Dizem que cada pessoa é um mundo povoado de sonhos e desejos. Como se coubesse dentro de nós um cadinho de tantos que somos e das coisas que temos e queremos.
Se assim acreditamos, vivemos rodeados de uma constelação planetária de mundos que se esbarram no trânsito louco dos encontros. Confesso que o mundo dos outros, às vezes, me deixa mais encantado do que o meu. E sou flagrado querendo aquele mundo pra mim.
A cama da enfermaria parecia maior do que ela. Era como uma cama king size gigante, maior do que um carro onde se pega carona. Ela parecia gostar dali, não havia queixa, sem expressões de dor, era como um colinho bom de mãe. Sua cama estava bem perto de onde a gente lava as mãos pra começar o trabalho dentro da UTI pediátrica. E mesmo parecendo os estranhos no ninho, com tanta coisa diferente (chapéu, maquiagem, nariz vermelho, camisa florida), não obtivemos sequer um olhar dela. Contemplava o branco infinito do teto como se meditasse.
Chegamos batendo na porta, chamando pelo seu nome, que estava escrito numa prancha acima da cama. Ela tinha cinco anos e estava imóvel, com um olhar atento, escutando o chamado. Tudo era bem delicado e pedia menos do que a gente costuma pensar que criança gosta. Às vezes, crianças não curtem ver vídeo de bonecos coloridos dançando e cantando ao mesmo tempo.
A voz da gente era sussurrada, igual a um passarinho aprendendo a cantar. Quando o tempo daquela conversa mole nos pareceu suficiente, veio a vontade de mergulhar nas águas tranquilas e agitar um pouco, fazer uma baderna boa.
Dr.
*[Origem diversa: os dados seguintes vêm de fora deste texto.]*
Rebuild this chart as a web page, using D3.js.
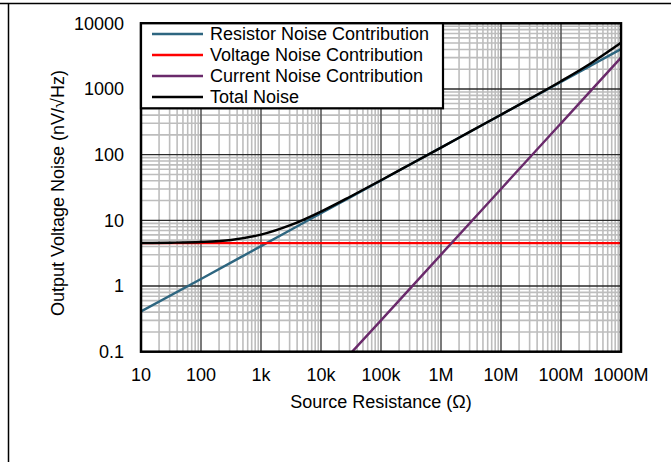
<!DOCTYPE html>
<html>
<head>
<meta charset="utf-8">
<script src="https://cdn.jsdelivr.net/npm/d3@7"></script>
<style>
  html, body { margin: 0; padding: 0; background: #fff; }
  svg { display: block; font-family: "Liberation Sans", Arial, sans-serif; }
</style>
</head>
<body>
<svg id="chart" width="671" height="462"></svg>
<script>
// Source resistance decades (ohms) and their tick labels
const xTicks = [10, 100, 1e3, 1e4, 1e5, 1e6, 1e7, 1e8, 1e9];
const xTickLabels = ["10", "100", "1k", "10k", "100k", "1M", "10M", "100M", "1000M"];
const yTicks = [0.1, 1, 10, 100, 1000, 10000];
const yTickLabels = ["0.1", "1", "10", "100", "1000", "10000"];

// Resistor thermal noise (nV/√Hz) vs. source resistance
const resistorR = [10, 100, 1e3, 1e4, 1e5, 1e6, 1e7, 1e8, 1e9];
const resistorNoise = [0.41, 1.28, 4.05, 12.8, 40.5, 128, 405, 1280, 4050];

// Amplifier voltage noise, flat across resistance
const voltageR = [10, 1e9];
const voltageNoise = [4.5, 4.5];

// Current noise times source resistance
const currentR = [3.3e4, 1e5, 1e6, 1e7, 1e8, 1e9];
const currentNoise = [0.1, 0.3, 3, 30, 300, 3000];

// Total output noise
const totalR = [10, 31.6, 100, 316, 1e3, 3160, 1e4, 31600, 1e5, 316000, 1e6, 3.16e6, 1e7, 3.16e7, 1e8, 3.16e8, 1e9];
const totalNoise = [4.52, 4.56, 4.68, 5.03, 6.05, 8.5, 13.6, 23.3, 40.8, 72.2, 128.1, 228.2, 406, 726, 1315, 2470, 5040];

const seriesNames = ["Resistor Noise Contribution", "Voltage Noise Contribution", "Current Noise Contribution", "Total Noise"];
const seriesColors = ["#2e6680", "#ff0000", "#6a2a6b", "#000000"];

const series = [
  { name: seriesNames[0], color: seriesColors[0], xs: resistorR, ys: resistorNoise },
  { name: seriesNames[1], color: seriesColors[1], xs: voltageR, ys: voltageNoise },
  { name: seriesNames[2], color: seriesColors[2], xs: currentR, ys: currentNoise },
  { name: seriesNames[3], color: seriesColors[3], xs: totalR, ys: totalNoise }
];

const svg = d3.select("#chart");
const plot = { left: 141, right: 621, top: 23.3, bottom: 351.7 };

const x = d3.scaleLog().domain([10, 1e9]).range([plot.left, plot.right]);
const y = d3.scaleLog().domain([0.1, 10000]).range([plot.bottom, plot.top]);

// Outer frame lines
svg.append("line").attr("x1", 0).attr("x2", 671).attr("y1", 3.5).attr("y2", 3.5)
  .attr("stroke", "#000").attr("stroke-width", 1.5);
svg.append("line").attr("x1", 8.5).attr("x2", 8.5).attr("y1", 3).attr("y2", 462)
  .attr("stroke", "#000").attr("stroke-width", 1.5);

// Minor grid values (2..9 within each decade)
const minorX = [];
for (let d = 10; d < 1e9; d *= 10) for (let m = 2; m <= 9; m++) minorX.push(d * m);
const minorY = [];
for (let d = 0.1; d < 10000 * 0.99; d *= 10) for (let m = 2; m <= 9; m++) minorY.push(d * m);

const grid = svg.append("g");
grid.selectAll(".mx").data(minorX).join("line")
  .attr("x1", d => x(d)).attr("x2", d => x(d))
  .attr("y1", plot.top).attr("y2", plot.bottom)
  .attr("stroke", "#bdbdbd").attr("stroke-width", 1.6);
grid.selectAll(".my").data(minorY).join("line")
  .attr("x1", plot.left).attr("x2", plot.right)
  .attr("y1", d => y(d)).attr("y2", d => y(d))
  .attr("stroke", "#bdbdbd").attr("stroke-width", 1.6);
grid.selectAll(".Mx").data(xTicks.slice(1, -1)).join("line")
  .attr("x1", d => x(d)).attr("x2", d => x(d))
  .attr("y1", plot.top).attr("y2", plot.bottom)
  .attr("stroke", "#5a5a5a").attr("stroke-width", 1.6);
grid.selectAll(".My").data(yTicks.slice(1, -1)).join("line")
  .attr("x1", plot.left).attr("x2", plot.right)
  .attr("y1", d => y(d)).attr("y2", d => y(d))
  .attr("stroke", "#2a2a2a").attr("stroke-width", 1.3);

// Data lines, clipped to the plot area
svg.append("clipPath").attr("id", "clip").append("rect")
  .attr("x", plot.left).attr("y", plot.top)
  .attr("width", plot.right - plot.left).attr("height", plot.bottom - plot.top);

const line = d3.line().x(d => x(d[0])).y(d => y(d[1])).curve(d3.curveMonotoneX);
const lines = svg.append("g").attr("clip-path", "url(#clip)");
lines.selectAll("path").data(series).join("path")
  .attr("d", s => line(s.xs.map((v, i) => [v, s.ys[i]])))
  .attr("fill", "none")
  .attr("stroke", s => s.color)
  .attr("stroke-width", 2.4);

// Plot border
svg.append("rect")
  .attr("x", plot.left).attr("y", plot.top)
  .attr("width", plot.right - plot.left).attr("height", plot.bottom - plot.top)
  .attr("fill", "none").attr("stroke", "#000").attr("stroke-width", 2.5);

// Legend
const legend = svg.append("g");
legend.append("rect")
  .attr("x", plot.left).attr("y", plot.top)
  .attr("width", 302).attr("height", 85)
  .attr("fill", "#fff").attr("stroke", "#000").attr("stroke-width", 2.2);
const rows = legend.selectAll("g.row").data(series).join("g")
  .attr("transform", (d, i) => `translate(0, ${34 + i * 21})`);
rows.append("line").attr("x1", 152).attr("x2", 203).attr("y1", 0).attr("y2", 0)
  .attr("stroke", d => d.color).attr("stroke-width", 2.4);
rows.append("text").attr("x", 210).attr("y", 0).attr("dy", "0.35em")
  .attr("font-size", 18).attr("fill", "#000").text(d => d.name);

// X axis tick labels
svg.append("g").selectAll("text").data(xTicks).join("text")
  .attr("x", d => x(d)).attr("y", 381)
  .attr("text-anchor", "middle").attr("font-size", 18)
  .text((d, i) => xTickLabels[i]);

// Y axis tick labels
svg.append("g").selectAll("text").data(yTicks).join("text")
  .attr("x", 124).attr("y", d => y(d)).attr("dy", "0.35em")
  .attr("text-anchor", "end").attr("font-size", 18)
  .text((d, i) => yTickLabels[i]);

// Axis titles
svg.append("text").attr("x", 381).attr("y", 408)
  .attr("text-anchor", "middle").attr("font-size", 18)
  .text("Source Resistance (Ω)");
svg.append("text")
  .attr("transform", "translate(64, 193) rotate(-90)")
  .attr("text-anchor", "middle").attr("font-size", 18)
  .text("Output Voltage Noise (nV/√Hz)");
</script>
</body>
</html>
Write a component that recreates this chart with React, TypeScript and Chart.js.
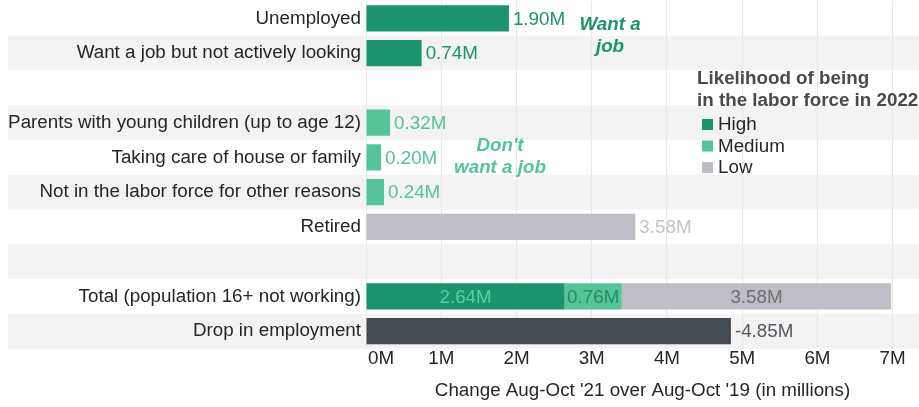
import { useEffect, useRef } from 'react';
import { Chart, registerables } from 'chart.js';

Chart.register(...registerables);

// ---- data ----
const categories = [
  'Unemployed',
  'Want a job but not actively looking',
  '',
  'Parents with young children (up to age 12)',
  'Taking care of house or family',
  'Not in the labor force for other reasons',
  'Retired',
  ' ',
  'Total (population 16+ not working)',
  'Drop in employment',
];
const highValues = [1.9, 0.74, null, null, null, null, null, null, 2.64, null];
const mediumValues = [null, null, null, 0.32, 0.2, 0.24, null, null, 0.76, null];
const lowValues = [null, null, null, null, null, null, 3.58, null, 3.58, null];
const dropValues = [null, null, null, null, null, null, null, null, null, 4.85];
const seriesNames = ['High', 'Medium', 'Low', 'Drop in employment'];
const xMax = 7.35;
const xTickStep = 1;
const axisTitle = "Change Aug-Oct '21 over Aug-Oct '19 (in millions)";
const legendTitle = ['Likelihood of being', 'in the labor force in 2022'];
const legendItems = ['High', 'Medium', 'Low'];
const noteWant = ['Want a', 'job'];
const noteDont = ["Don't", 'want a job'];

// ---- styles ----
const FONT = "'Liberation Sans', Arial, sans-serif";
const FS = 18.8;
const barColors = ['#1a936e', '#55c498', '#bfbec4', '#454a51'];
const outsideLabelColors = ['#1a936e', '#55c498', '#c4c4ca', '#53585e'];
const insideLabelColors = ['#55d3a0', '#2a8a63', '#6d6d73', '#ffffff'];
const labelPrefix = ['', '', '', '-'];
const textColor = '#262626';

const bandsPlugin = {
  id: 'bands',
  beforeDraw(chart: any) {
    const { ctx, chartArea } = chart;
    const y = chart.scales.y;
    const n = categories.length;
    const h = (chartArea.bottom - chartArea.top) / n;
    ctx.save();
    ctx.fillStyle = '#f3f3f3';
    for (let i = 1; i < n; i += 2) {
      const c = y.getPixelForValue(i);
      ctx.fillRect(8, c - h / 2, chart.width - 8, h);
    }
    ctx.restore();
  },
};

const labelsPlugin = {
  id: 'barLabels',
  afterDatasetsDraw(chart: any) {
    const { ctx } = chart;
    ctx.save();
    ctx.font = `${FS}px ${FONT}`;
    ctx.textBaseline = 'middle';
    const n = categories.length;
    for (let i = 0; i < n; i++) {
      const present = chart.data.datasets.filter((d: any) => d.data[i] != null).length;
      chart.data.datasets.forEach((ds: any, di: number) => {
        const v = ds.data[i];
        if (v == null) return;
        const bar = chart.getDatasetMeta(di).data[i];
        const { x, y, base } = bar.getProps(['x', 'y', 'base'], true);
        const text = labelPrefix[di] + v.toFixed(2) + 'M';
        if (present > 1) {
          ctx.textAlign = 'center';
          ctx.fillStyle = insideLabelColors[di];
          ctx.fillText(text, (x + base) / 2, y + 1);
        } else {
          ctx.textAlign = 'left';
          ctx.fillStyle = outsideLabelColors[di];
          ctx.fillText(text, x + 4, y + 1);
        }
      });
    }
    ctx.restore();
  },
};

const decorPlugin = {
  id: 'decor',
  afterDraw(chart: any) {
    const { ctx } = chart;
    const xs = chart.scales.x;
    ctx.save();
    // x tick labels
    ctx.font = `${FS}px ${FONT}`;
    ctx.fillStyle = textColor;
    ctx.textBaseline = 'middle';
    xs.ticks.forEach((t: any, k: number) => {
      const px = xs.getPixelForValue(t.value);
      ctx.textAlign = k === 0 ? 'left' : 'center';
      ctx.fillText(`${t.value}M`, k === 0 ? px + 2 : px, 359);
    });
    // annotations
    ctx.font = `italic bold ${FS}px ${FONT}`;
    ctx.textAlign = 'center';
    ctx.fillStyle = barColors[0];
    ctx.fillText(noteWant[0], 610, 25);
    ctx.fillText(noteWant[1], 610, 47);
    ctx.fillStyle = barColors[1];
    ctx.fillText(noteDont[0], 500, 146);
    ctx.fillText(noteDont[1], 500, 168);
    // legend
    ctx.textAlign = 'left';
    ctx.font = `bold ${FS}px ${FONT}`;
    ctx.fillStyle = '#4a4a4a';
    ctx.fillText(legendTitle[0], 697, 79);
    ctx.fillText(legendTitle[1], 697, 101);
    ctx.font = `${FS}px ${FONT}`;
    legendItems.forEach((name, k) => {
      const cy = 124 + k * 21.5;
      ctx.fillStyle = barColors[k];
      ctx.fillRect(702, cy - 5, 11, 11);
      ctx.fillStyle = textColor;
      ctx.fillText(name, 718, cy + 1);
    });
    ctx.restore();
  },
};

export default function App() {
  const ref = useRef<HTMLCanvasElement>(null);
  useEffect(() => {
    if (!ref.current) return;
    const mk = (k: number, data: (number | null)[]) => ({
      label: seriesNames[k],
      data,
      backgroundColor: barColors[k],
      borderWidth: 0,
      categoryPercentage: 0.76,
      barPercentage: 1,
    });
    const chart = new Chart(ref.current, {
      type: 'bar',
      data: {
        labels: categories,
        datasets: [mk(0, highValues), mk(1, mediumValues), mk(2, lowValues), mk(3, dropValues)],
      },
      plugins: [bandsPlugin, labelsPlugin, decorPlugin],
      options: {
        indexAxis: 'y',
        animation: false,
        responsive: true,
        maintainAspectRatio: false,
        layout: { padding: { top: 1, left: 0, right: 0, bottom: 0 } },
        plugins: { legend: { display: false }, tooltip: { enabled: false } },
        scales: {
          x: {
            stacked: true,
            min: 0,
            max: xMax,
            border: { display: false },
            grid: { color: '#e8e8e8', drawTicks: false },
            ticks: { display: false, stepSize: xTickStep, includeBounds: false },
            title: {
              display: true,
              text: axisTitle,
              color: textColor,
              font: { family: FONT, size: FS },
              padding: { top: 0, bottom: 5 },
            },
            afterFit: (s: any) => {
              s.height = 58.5;
              s.paddingLeft = 0;
              s.paddingRight = 0;
            },
          },
          y: {
            stacked: true,
            border: { display: false },
            grid: { display: false, drawTicks: false },
            ticks: { color: textColor, font: { family: FONT, size: FS }, padding: 5, autoSkip: false },
            afterFit: (s: any) => {
              s.width = 366;
              s.paddingTop = 0;
              s.paddingBottom = 0;
            },
          },
        },
      },
    });
    return () => chart.destroy();
  }, []);
  return (
    <div style={{ position: 'fixed', left: 0, top: 0, width: 919, height: 407, background: '#fff' }}>
      <canvas ref={ref} />
    </div>
  );
}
Marmelo retira do bolso um chocalho em forma de ovo de galinha. Como era fácil brincar com ele! Como se movesse céus e terras, ela aceita tocar conosco, sem nada dizer com palavras, apenas gestos. E de posse do instrumento, ela balança sem parar, fazendo o som chamar a atenção da equipe médica e de técnicos que estudavam os casos mais graves do dia. Agora eu entendia o fascínio que os pequenos mundos nos movem.
Ela fazia uma translação de mundos, como um móbile pendurado no teto se movendo ao balanço do vento. Seu mundo girou rápido depois de tanta calmaria e, para não agitar muito e virar um redemoinho, marcamos para continuar na próxima visita.
Assim foram mais de quatro encontros, entre sins e nãos, sempre sem falas; apenas olhares e mover de olhos e cabeça. Aquela rotação de mundo nos fascinava. Era do tamanho de uma grandeza que assusta, mas um assustado bom.
Para surpresa nossa, a pequena já não se encontra na UTI e foi para o 4ª andar da Enfermaria, o que significa que seu quadro evoluiu, como se ela entrasse numa outra esfera dos planetas alinhados, para uma dimensão melhor. Em breve ela deve ter alta e desbravar com seu mundo os outros mundos que lhe esperam.
No último encontro, ela não quis nem brincar e nem fizemos cara feia feito meninos birrentos. Mas deixamos marcada uma próxima visita e repetimos várias vezes o combinado, para ela não esquecer. E, assim, a vida gira entre asteroides, planetas, mundos que se cruzam e que fazem o universo estrelar das coisas pequenas e grandes dentro do hospital.